The forcing from a doubling of CO2 is 3.7Wm*-2, enough to raise a body at a theoretical temperature of 255K by 1K. This then kicks off feedbacks that raise the temperatures by something like a further 2K. For sake of argument, let us assume this ECS=1K+2K = 3K.
We know that a further doubling of CO2 will require twice as much CO2 as the first doubling and that will raise that theoretical body from the double-CO2's 258K, but by a little less than 1K due to the S-B fourth-power relationship. So theoretically it would be 0.966K or 3.4% less than the first doubling.
And if we went for a third doubling to raise that theoretical body from the quadruple-CO2's 261K, the CO2 would provide a further 3.7Wm^-2 of forcing** and raise temperatures by a theoretical 0.933K or 6.7% less than the first doubling. And compounded with the reduced second doubling, that would amount to 10% less warming over the third doubling or an average reduction of 4.5% over all three doublings.
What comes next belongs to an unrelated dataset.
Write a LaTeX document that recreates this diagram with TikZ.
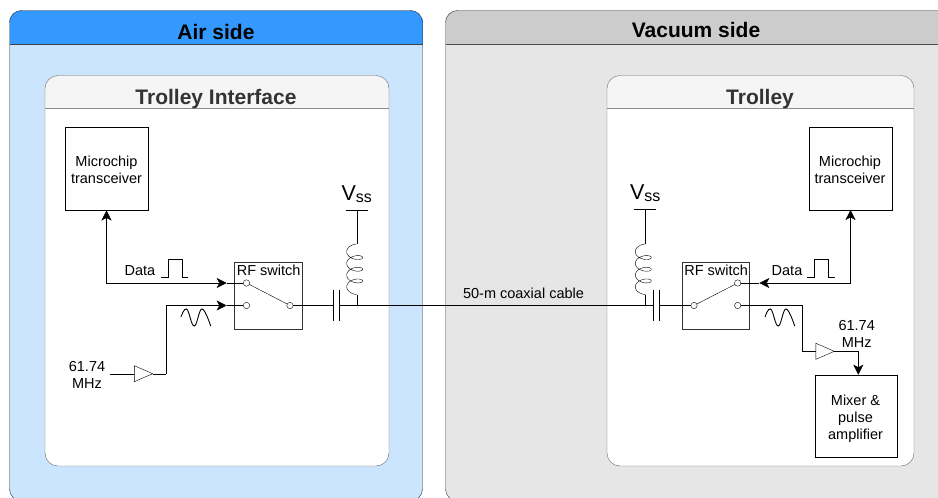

But with global temperatures now +9ºC and the uncertainty with ECS=3K (It could well be significantly higher through three doublings), I would be surprised if a 10% discount for being such a loyal customer of CO2-powered AGW is going to feature in anybody's decision making.
[** With a third doubling, CO2 atmospheric levels would be reaching 2,200ppm so now well above the 1,300ppm that my memory tells me is the top of the range over which the logarithmic relationship should be used. The forcing relationship then increases somewhat due to the compound CO2 absorption band at 10 microns starting to kick in.]